The combat system was really generic, and the Magicite system didn't really help (in the end every character would know exactly the same spells as the others). There were also balance problems (there was little reason to use a spell other than Ultima to deal damage) and the World of Ruin was too free (the game came with a map with numbered towns that gave you an idea of the order in which you should travel), but without you were pretty much lost. You had to check every town for gossips, and in some cases enter dungeons or rather vague locations (I hated Locke and Gau). I understand why the World of Ruin gets more hate than the World of Balance, but that is part of the design: had it been scripted, I believe the player would have not been able to create such a strong link with the characters. Having to search and recruit them made you appreciate them more (and I have yet to find someone who didn't replay the game when he discovered Shadow could be saved!).

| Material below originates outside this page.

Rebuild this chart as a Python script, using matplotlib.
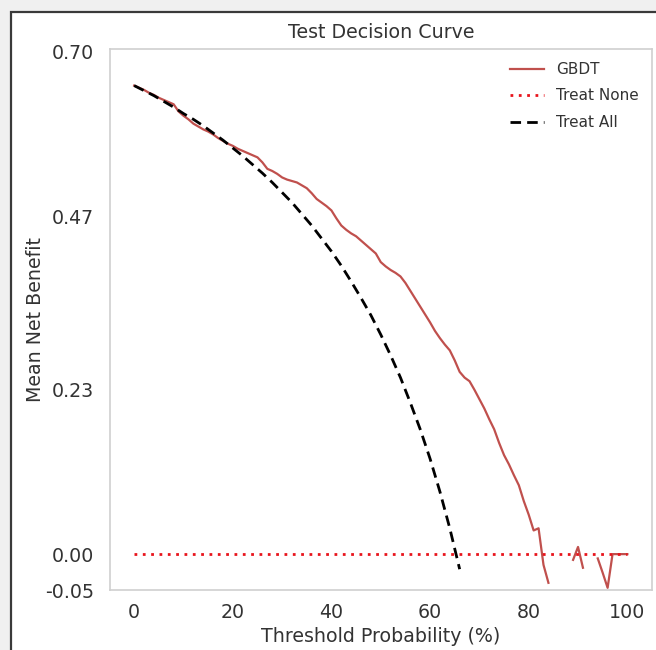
import numpy as np
import matplotlib
matplotlib.use("Agg")
import matplotlib.pyplot as plt
from matplotlib.patches import Rectangle

nan = np.nan

# Threshold probabilities (%) for the GBDT curve
thresholds = list(range(0, 101))
gbdt = [0.653, 0.650, 0.647, 0.643, 0.640, 0.636, 0.633, 0.630, 0.627, 0.617,
        0.611, 0.606, 0.600, 0.596, 0.592, 0.589, 0.585, 0.580, 0.576, 0.572,
        0.569, 0.565, 0.562, 0.559, 0.556, 0.553, 0.546, 0.537, 0.534, 0.530,
        0.525, 0.522, 0.520, 0.518, 0.514, 0.510, 0.503, 0.495, 0.490, 0.485,
        0.479, 0.468, 0.458, 0.452, 0.447, 0.443, 0.437, 0.431, 0.425, 0.419,
        0.407, 0.401, 0.396, 0.392, 0.387, 0.378, 0.367, 0.356, 0.345, 0.334,
        0.323, 0.311, 0.301, 0.292, 0.284, 0.270, 0.254, 0.246, 0.241, 0.229,
        0.216, 0.203, 0.188, 0.174, 0.155, 0.138, 0.125, 0.110, 0.096, 0.074,
        0.055, 0.033, 0.036, -0.015, -0.040, nan, nan, nan, nan, -0.008,
        0.010, -0.019, nan, nan, -0.006, -0.026, -0.047, 0.000, 0.000, 0.000,
        0.000]

# Treat All curve
treat_all_x = list(range(0, 67, 2))
treat_all = [0.653, 0.646, 0.639, 0.631, 0.623, 0.614, 0.606, 0.597, 0.587, 0.577,
             0.566, 0.555, 0.543, 0.531, 0.518, 0.504, 0.490, 0.474, 0.458, 0.440,
             0.422, 0.402, 0.380, 0.357, 0.333, 0.306, 0.277, 0.246, 0.211, 0.174,
             0.133, 0.087, 0.036, -0.021]

# Treat None
treat_none_x = [0, 100]
treat_none = [0.0, 0.0]

y_ticks = [0.70, 0.47, 0.23, 0.00, -0.05]
x_ticks = [0, 20, 40, 60, 80, 100]

W, H = 656, 650
fig = plt.figure(figsize=(W / 100, H / 100), dpi=100, facecolor="#f0f0f0")
fig.patches.append(Rectangle((11 / W, -0.2), 1.2, (H - 12) / H + 0.2,
                             transform=fig.transFigure, facecolor="white",
                             edgecolor="#3a3a3a", linewidth=1.6, zorder=-1))

ax = fig.add_axes([109.5 / W, 1 - 590 / H, (652 - 109.5) / W, (590 - 49) / H])
ax.set_facecolor("white")

ax.plot(thresholds, gbdt, color="#c0504d", lw=1.6, label="GBDT")
ax.plot(treat_none_x, treat_none, color="#e8141c", lw=2, ls=(0, (1, 2)),
        label="Treat None")
ax.plot(treat_all_x, treat_all, color="black", lw=2, ls=(0, (3.8, 2.2)),
        label="Treat All")

ax.set_xlim(-5, 105)
ax.set_ylim(-0.05, 0.704)
ax.set_xticks(x_ticks)
ax.set_yticks(y_ticks)
ax.set_yticklabels([f"{v:.2f}" for v in y_ticks])

for s in ax.spines.values():
    s.set_color("#cfcfcf")
    s.set_linewidth(1.2)

ax.tick_params(axis="both", length=0, labelsize=13.7, labelcolor="#333333")
ax.tick_params(axis="y", pad=11)
ax.tick_params(axis="x", pad=9)

ax.set_xlabel("Threshold Probability (%)", fontsize=13.7, color="#333333", labelpad=4)
ax.set_ylabel("Mean Net Benefit", fontsize=13.7, color="#333333", labelpad=0)
ax.set_title("Test Decision Curve", fontsize=13.7, color="#333333", pad=8)

leg = ax.legend(loc="upper right", frameon=False, fontsize=11, labelspacing=0.75,
                handlelength=2.2, borderaxespad=0.45)
for t in leg.get_texts():
    t.set_color("#333333")

fig.savefig("out.png", dpi=100, facecolor=fig.get_facecolor())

I am not saying the others (particularly VII) don't have these points. But I think the series reached a peak in storytelling and character development while at the same time having a really high technical quality (the over 20 minutes ending, for example). Final Fantasy VII made it mainstream, and for that I am thankful. But I think in order to reach it it needed to do some compromises (less amount of playable characters with a clear main one, more straightforward game, CGI, etc) that in the end made (ironically) FFVI even more unique.

Just my opinion.

Good show ol' chap.
 

sh4mike

Member
Fimbulvetr said:
'Cept she didn't die.
He "avenged injustice" his Mom suffered at the hands of Gast. Avenging is not specific to murder or death.

Regardless, I'd label him a tragic villain given the details of his birth. Kefka is in a different league.

And since this is a ranking thread, let me end with Kefka being my choice as the greatest FF villain.